1938 nahmen die Nationalsozialisten nach etwa dreijähriger Bauzeit in Bork die Luftwaffen-Haupt-Munitionsanstalt, kurz Muna genannt, in Betrieb. Sie war eine der größten Laborierungs- und Lagerstätten von Munition für die Luftwaffe. Südlich der Produktionshallen erstreckten sich 100 Bunkeranlagen für bis zu 10.000 Tonnen Munition.

Die Muna bot etwa 1.600 Arbeitsplätze und war somit der größte Arbeitgeber in Bork. Nachdem alle wehrfähigen deutschen Arbeiter an die Front geschickt worden waren, setzten die Nazis Zwangsarbeiter aus Russland, Polen und der Ukraine ein. Viele von ihnen kamen bei einem Bombenangriff gegen Ende des Krieges ums Leben.

Heute befinden sich in den Gebäuden und auf dem Gelände der Muna das Landesamt für Aus- und Fortbildung der Polizei NRW (LAFP NRW) sowie ein Forschungszentrum zur Ladungssicherheit (LaSiSe). Die äußeren Bereiche mit den weitläufigen Flächen der gesprengten Bunker hat sich die Natur zurückerobert. Sie bilden im Kern das Naturschutzgebiet „Alstedder Mark“.

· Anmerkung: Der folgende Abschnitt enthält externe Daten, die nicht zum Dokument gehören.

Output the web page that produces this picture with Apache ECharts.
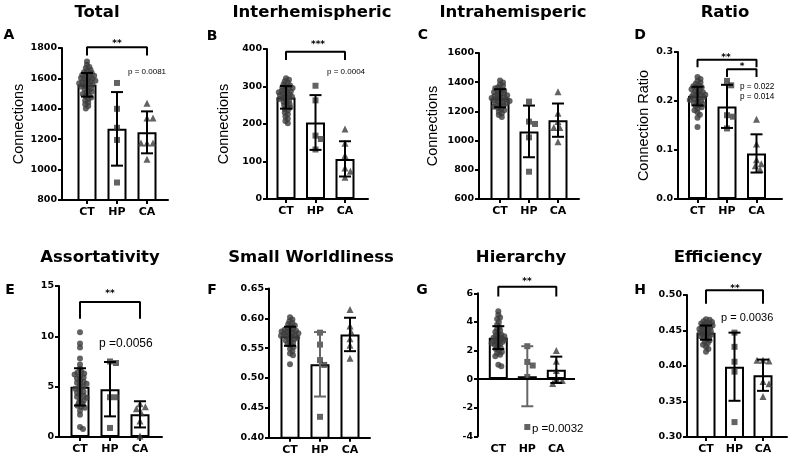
<!DOCTYPE html>
<html>
<head>
<meta charset="utf-8">
<script src="https://cdn.jsdelivr.net/npm/echarts@6/dist/echarts.min.js"></script>
<style>
html,body{margin:0;padding:0;background:#fff;}
#c{width:800px;height:474px;}
</style>
</head>
<body>
<div id="c"></div>
<script>
// ---------- DATA ----------
const categories = ['CT', 'HP', 'CA'];

// A: Total
const totalTicks = [800, 1000, 1200, 1400, 1600, 1800];
const totalMean = [1558, 1268, 1245];
const totalSD = [78, 242, 138];
const totalCT = [1712,1690,1675,1668,1655,1648,1640,1635,1628,1622,1618,1612,1608,1602,1598,1594,1590,1585,1580,1576,1572,1568,1562,1558,1552,1546,1540,1535,1528,1520,1512,1505,1498,1490,1482,1475,1465,1455,1442,1430,1418,1402];
const totalHP = [1570, 1400, 1275, 1195, 915];
const totalCA = [1437, 1340, 1340, 1175, 1175, 1175, 1068];

// B: Interhemispheric
const interTicks = [0, 100, 200, 300, 400];
const interMean = [271, 204, 107];
const interSD = [30, 73, 47];
const interCT = [322,318,314,310,306,303,300,298,296,294,291,289,287,285,283,281,279,277,275,273,271,269,267,265,262,259,256,253,250,247,244,240,236,231,226,220,214,208,202];
const interHP = [302, 263, 169, 160, 132];
const interCA = [187, 149, 116, 83, 74, 58];

// C: Intrahemisperic
const intraTicks = [600, 800, 1000, 1200, 1400, 1600];
const intraMean = [1290, 1063, 1140];
const intraSD = [62, 177, 114];
const intraCT = [1412,1398,1385,1375,1366,1358,1350,1344,1338,1332,1326,1321,1316,1311,1306,1301,1296,1292,1288,1284,1280,1276,1271,1266,1261,1256,1250,1244,1238,1231,1224,1216,1208,1198,1188,1176,1162];
const intraHP = [1267, 1130, 1114, 1022, 787];
const intraCA = [1335, 1187, 1130, 1090, 1090, 992];

// D: Ratio
const ratioTicks = [0.0, 0.1, 0.2, 0.3];
const ratioMean = [0.210, 0.189, 0.093];
const ratioSD = [0.019, 0.044, 0.039];
const ratioCT = [0.249,0.245,0.241,0.238,0.235,0.232,0.230,0.228,0.226,0.224,0.222,0.220,0.218,0.216,0.214,0.213,0.211,0.210,0.208,0.207,0.205,0.204,0.202,0.200,0.198,0.196,0.194,0.192,0.190,0.187,0.184,0.181,0.177,0.172,0.166,0.147];
const ratioHP = [0.241, 0.232, 0.171, 0.168, 0.144];
const ratioCA = [0.163, 0.112, 0.080, 0.072, 0.068, 0.060];

// E: Assortativity
const assortTicks = [0, 5, 10, 15];
const assortMean = [4.98, 4.75, 2.25];
const assortSD = [1.85, 2.7, 1.3];
const assortCT = [10.4,9.3,8.9,7.8,7.2,6.8,6.5,6.4,6.3,6.2,6.0,5.9,5.8,5.6,5.5,5.4,5.3,5.2,5.0,4.9,4.8,4.6,4.5,4.4,4.2,4.1,4.0,3.9,3.7,3.6,3.4,3.3,3.1,3.0,2.9,2.6,2.2,1.0,0.8];
const assortHP = [7.5, 7.35, 3.95, 3.95, 0.9];
const assortCA = [3.3, 3.0, 2.8, 2.4, 1.6, 0.1];

// F: Small Worldliness
const swTicks = [0.40, 0.45, 0.50, 0.55, 0.60, 0.65];
const swMean = [0.570, 0.523, 0.573];
const swSD = [0.016, 0.054, 0.028];
const swCT = [0.602,0.598,0.595,0.592,0.590,0.588,0.586,0.584,0.582,0.581,0.580,0.579,0.578,0.577,0.576,0.575,0.574,0.573,0.572,0.571,0.570,0.569,0.568,0.566,0.565,0.563,0.561,0.559,0.557,0.555,0.552,0.549,0.545,0.541,0.538,0.523];
const swHP = [0.576, 0.556, 0.530, 0.522, 0.435];
const swCA = [0.615, 0.587, 0.577, 0.566, 0.555, 0.533];

// G: Hierarchy
const hierTicks = [-4, -2, 0, 2, 4, 6];
const hierMean = [2.9, 0.2, 0.65];
const hierSD = [0.8, 2.1, 0.92];
const hierCT = [4.75,4.5,4.3,4.2,4.0,3.8,3.65,3.5,3.4,3.3,3.2,3.1,3.05,3.0,2.95,2.9,2.85,2.8,2.75,2.7,2.65,2.6,2.55,2.5,2.45,2.4,2.3,2.2,2.1,2.0,1.9,1.8,1.7,1.6,1.0,0.9];
const hierHP = [2.3, 1.2, 0.95, 0.15, -3.35];
const hierCA = [2.0, 1.25, 0.6, 0.05, -0.1, -0.3];

// H: Efficiency
const effTicks = [0.30, 0.35, 0.40, 0.45, 0.50];
const effMean = [0.447, 0.399, 0.387];
const effSD = [0.010, 0.048, 0.022];
const effCT = [0.466,0.465,0.463,0.462,0.461,0.460,0.459,0.458,0.457,0.456,0.455,0.454,0.453,0.452,0.451,0.450,0.449,0.448,0.447,0.446,0.445,0.444,0.443,0.442,0.441,0.440,0.438,0.436,0.434,0.432,0.430,0.427,0.424,0.420];
const effHP = [0.447, 0.427, 0.406, 0.392, 0.321];
const effCA = [0.408, 0.407, 0.408, 0.378, 0.375, 0.357];

// Significance brackets: [panelIndex, fromCat, toCat, topValue, dropValue]
const brackets = [
  [0, 0, 2, 1805, 1750],
  [1, 0, 2, 393, 371],
  [3, 0, 2, 0.284, 0.269],
  [3, 1, 2, 0.265, 0.249],
  [4, 0, 2, 13.4, 11.75],
  [6, 0, 2, 6.45, 5.77],
  [7, 0, 2, 0.5066, 0.4877]
];

// ---------- LAYOUT / STYLE ----------
const panels = [
  {title:'Total', letter:'A', yName:'Connections', nameGap:31, ticks:totalTicks, dec:0, mean:totalMean, sd:totalSD, ct:totalCT, hp:totalHP, ca:totalCA,
   L:{left:62, top:48, right:168, bottom:200, c0:87, sp:30}, T:[97,13], Lt:[9,35]},
  {title:'Interhemispheric', letter:'B', yName:'Connections', nameGap:36, ticks:interTicks, dec:0, mean:interMean, sd:interSD, ct:interCT, hp:interHP, ca:interCA,
   L:{left:267, top:49, right:368, bottom:199, c0:286, sp:29.5}, T:[312,13], Lt:[212,36]},
  {title:'Intrahemisperic', letter:'C', yName:'Connections', nameGap:39, ticks:intraTicks, dec:0, mean:intraMean, sd:intraSD, ct:intraCT, hp:intraHP, ca:intraCA,
   L:{left:479, top:53, right:579, bottom:199, c0:500, sp:29}, T:[513,13], Lt:[423,35]},
  {title:'Ratio', letter:'D', yName:'Connection Ratio', nameGap:27, ticks:ratioTicks, dec:1, mean:ratioMean, sd:ratioSD, ct:ratioCT, hp:ratioHP, ca:ratioCA,
   L:{left:678, top:52, right:782, bottom:199, c0:697.5, sp:29.5}, T:[725,13], Lt:[640,35]},
  {title:'Assortativity', letter:'E', yName:'', nameGap:30, ticks:assortTicks, dec:0, mean:assortMean, sd:assortSD, ct:assortCT, hp:assortHP, ca:assortCA,
   L:{left:59, top:286, right:162, bottom:437, c0:80, sp:30}, T:[100,258], Lt:[10,290]},
  {title:'Small Worldliness', letter:'F', yName:'', nameGap:30, ticks:swTicks, dec:2, mean:swMean, sd:swSD, ct:swCT, hp:swHP, ca:swCA,
   L:{left:269, top:288.5, right:370, bottom:437.7, c0:290, sp:30}, T:[311,258], Lt:[212,290], errGrey:[1]},
  {title:'Hierarchy', letter:'G', yName:'', nameGap:30, ticks:hierTicks, dec:0, mean:hierMean, sd:hierSD, ct:hierCT, hp:hierHP, ca:hierCA,
   L:{left:478, top:293.3, right:575, bottom:436.3, c0:498.3, sp:29}, T:[521,258], Lt:[422,290], zeroLine:true, errGrey:[1]},
  {title:'Efficiency', letter:'H', yName:'', nameGap:30, ticks:effTicks, dec:2, mean:effMean, sd:effSD, ct:effCT, hp:effHP, ca:effCA,
   L:{left:687, top:295, right:787, bottom:437, c0:706, sp:28.5}, T:[718,258], Lt:[640,290]}
];

const texts = [
  // [text, x, y, size, bold, align]
  ['p = 0.0081', 128, 72, 8, false, 'left'],
  ['p = 0.0004', 327, 72, 8, false, 'left'],
  ['p = 0.022', 740, 87, 8.2, false, 'left'],
  ['p = 0.014', 740, 97, 8.2, false, 'left'],
  ['p =0.0056', 99, 344, 12, false, 'left'],
  ['p =0.0032', 532, 429, 11.5, false, 'left'],
  ['p = 0.0036', 721, 318, 11, false, 'left'],
  ['**', 117, 44, 9, true, 'center'],
  ['***', 318, 45, 9, true, 'center'],
  ['**', 726, 58, 9, true, 'center'],
  ['*', 742, 67, 9, true, 'center'],
  ['**', 110, 294, 9, true, 'center'],
  ['**', 527, 282, 9, true, 'center'],
  ['**', 735, 289, 9, true, 'center']
];

const BOLD = '"DejaVu Sans"';
const SANS = '"Liberation Sans", Arial, sans-serif';
const PT = '#3c3c3c';

function swarm(values, cat, pxX, pxY, minDist) {
  const placed = [];
  return values.map(v => {
    const py = v * pxY;
    let off = 0;
    for (let k = 0; k < 400; k++) {
      const cand = k === 0 ? 0 : (k % 2 ? 1 : -1) * Math.ceil(k / 2) * 0.6;
      if (placed.every(p => Math.hypot(p[0] - cand, p[1] - py) >= minDist)) { off = cand; break; }
    }
    placed.push([off, py]);
    return [cat + off / pxX, v];
  });
}

const grid = [], xAxis = [], yAxis = [], series = [], graphic = [];

panels.forEach((p, i) => {
  const L = p.L;
  const w = L.right - L.left, h = L.bottom - L.top;
  const xmin = -(L.c0 - L.left) / L.sp;
  const xmax = (L.right - L.c0) / L.sp;
  const ymin = p.ticks[0], ymax = p.ticks[p.ticks.length - 1];
  const yint = p.ticks[1] - p.ticks[0];
  const pxX = w / (xmax - xmin), pxY = h / (ymax - ymin);

  grid.push({left: L.left, top: L.top, width: w, height: h});
  xAxis.push({
    type: 'value', gridIndex: i, min: xmin, max: xmax,
    splitLine: {show: false},
    axisLine: {show: !p.zeroLine, onZero: false, lineStyle: {color: '#000', width: 2}},
    axisTick: {show: !p.zeroLine, customValues: [0, 1, 2], length: 4, lineStyle: {color: '#000', width: 2}},
    axisLabel: {customValues: [0, 1, 2], formatter: v => categories[Math.round(v)] || '',
      fontFamily: BOLD, fontWeight: 'bold', fontSize: 11, color: '#000', margin: 7}
  });
  yAxis.push({
    type: 'value', gridIndex: i, min: ymin, max: ymax, interval: yint,
    splitLine: {show: false},
    axisLine: {show: true, onZero: false, lineStyle: {color: '#000', width: 2}},
    axisTick: {show: true, length: 4, lineStyle: {color: '#000', width: 2}},
    axisLabel: {formatter: v => (+v).toFixed(p.dec), fontFamily: BOLD, fontWeight: 'bold', fontSize: 9.5, color: '#000', margin: 5},
    name: p.yName, nameLocation: 'middle', nameGap: p.nameGap,
    nameTextStyle: {fontFamily: SANS, fontSize: 14.5, color: '#000'}
  });

  const bar = {
    type: 'bar', xAxisIndex: i, yAxisIndex: i, barWidth: 19, z: 2,
    data: p.mean.map((m, j) => [j, m]),
    itemStyle: {color: '#fff', borderColor: '#000', borderWidth: 2}
  };
  if (p.zeroLine) {
    bar.markLine = {silent: true, symbol: ['none', 'none'], label: {show: false},
      lineStyle: {color: '#000', width: 2, type: 'solid'}, data: [{yAxis: 0}]};
  }
  series.push(bar);

  const groups = [[p.ct, 'circle', 6, 3.2], [p.hp, 'rect', 6, 6], [p.ca, 'triangle', 7, 6]];
  groups.forEach((g, j) => {
    series.push({
      type: 'scatter', xAxisIndex: i, yAxisIndex: i, z: 3,
      symbol: g[1], symbolSize: g[2],
      itemStyle: {color: PT},
      data: swarm(g[0], j, pxX, pxY, g[3])
    });
  });

  const grey = p.errGrey || [];
  series.push({
    type: 'custom', xAxisIndex: i, yAxisIndex: i, z: 4,
    encode: {x: 0, y: 1},
    data: p.mean.map((m, j) => [j, m, p.sd[j]]),
    renderItem: function (params, api) {
      const x = api.value(0), m = api.value(1), s = api.value(2);
      const t = api.coord([x, m + s]), b = api.coord([x, m - s]);
      const col = grey.indexOf(params.dataIndex) >= 0 ? '#666' : '#000';
      const st = {stroke: col, lineWidth: 2, fill: null};
      return {type: 'group', children: [
        {type: 'line', shape: {x1: t[0], y1: t[1], x2: b[0], y2: b[1]}, style: st},
        {type: 'line', shape: {x1: t[0] - 6, y1: t[1], x2: t[0] + 6, y2: t[1]}, style: st},
        {type: 'line', shape: {x1: b[0] - 6, y1: b[1], x2: b[0] + 6, y2: b[1]}, style: st}
      ]};
    }
  });

  graphic.push({type: 'text', x: p.T[0], y: p.T[1],
    style: {text: p.title, fontFamily: BOLD, fontWeight: 'bold', fontSize: 16.5, fill: '#000',
      align: 'center', verticalAlign: 'middle', textAlign: 'center', textVerticalAlign: 'middle'}});
  graphic.push({type: 'text', x: p.Lt[0], y: p.Lt[1],
    style: {text: p.letter, fontFamily: BOLD, fontWeight: 'bold', fontSize: 14, fill: '#000',
      align: 'center', verticalAlign: 'middle', textAlign: 'center', textVerticalAlign: 'middle'}});
});

brackets.forEach(b => {
  const [pi, f, t, top, drop] = b;
  series.push({
    type: 'line', xAxisIndex: pi, yAxisIndex: pi, z: 5, clip: false,
    symbol: 'none', silent: true,
    lineStyle: {color: '#000', width: 2},
    data: [[f, drop], [f, top], [t, top], [t, drop]]
  });
});

texts.forEach(tx => {
  graphic.push({type: 'text', x: tx[1], y: tx[2],
    style: {text: tx[0], fontFamily: tx[4] ? BOLD : SANS, fontWeight: tx[4] ? 'bold' : 'normal',
      fontSize: tx[3], fill: '#000', align: tx[5], verticalAlign: 'middle',
      textAlign: tx[5], textVerticalAlign: 'middle'}});
});

const chart = echarts.init(document.getElementById('c'));
chart.setOption({
  animation: false,
  backgroundColor: '#fff',
  grid, xAxis, yAxis, series, graphic
});
</script>
</body>
</html>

Die MUNA Foto:Heimatverein Bork/H. Meikötter

Anfänge der Muna 

Zwischen 1871 und 1945 wurden in Deutschland Munitionsanstalten errichtet, die meisten davon in der NS-Zeit. Meist wurden sie in ländlichen, waldreichen Gebieten erbaut, wo sie gut getarnt waren. Der Wald im Borker Sundern zwischen Bork und Altlünen wurde von Dr. Pohl von Poggenburg für den Bau einer neuen Luftwaffen-Haupt-Munitionsanstalt ausgewählt. 

Da die Verhandlungen mit den Waldbesitzern zu lange dauerten, wurden sie kurzerhand enteignet. 1935 begannen die Bauarbeiten, 1938 nahm die Muna Bork als die größte und wichtigste Produktionsstätte für die deutsche Luftwaffe ihren Betrieb auf. Die Einrichtung bedeutete nicht nur Aufträge für die heimische Wirtschaft, sie bot auch 1600 Beschäftigten Arbeit. Damit konnte auch die hohe Arbeitslosigkeit, die 1926 die Schließung der Zeche Hermann und die Weltwirtschaftskrise von 1929 ausgelöst hatten, kompensiert werden. 

Um Wohnraum für die Arbeiter zu schaffen, wurde eine Siedlung geplant, die nach Ausbruch des Zweiten Weltkriegs jedoch nicht gebaut wurde. Erst nach dem Krieg dienten die Planungen für die Errichtung der Siedlung „Schutzmannshausen“. 

Die Anlage 

Zur Anlage gehörten neben den Kasernengebäuden für die zur Bewachung eingesetzten SS, den Verwaltungsräumen sowie dem Kameradschaftsheim zwei Fertigungsanlagen. Diese wurden 

aufgrund ihrer Bauweise „Spinnen“ genannt: Es handelte sich um jeweils 5 Hallen, die mit Gängen verbunden waren und eine verwinkelte Kreuzform hatten. Hier wurden Flakmunition, Minen, Leuchtmunition und chemische Kampfstoffe hergestellt. An die Fertigungshallen schlossen sich 18 Lagerhallen an, in den Packhäusern wurde das Material für die interne Aufbereitung umgepackt bzw. die fertige Munition für den Versand verpackt. Auch eine Anlage mit 100 Bunkern gehörte zur Muna. Hier war Platz für 10.000 t Munition. 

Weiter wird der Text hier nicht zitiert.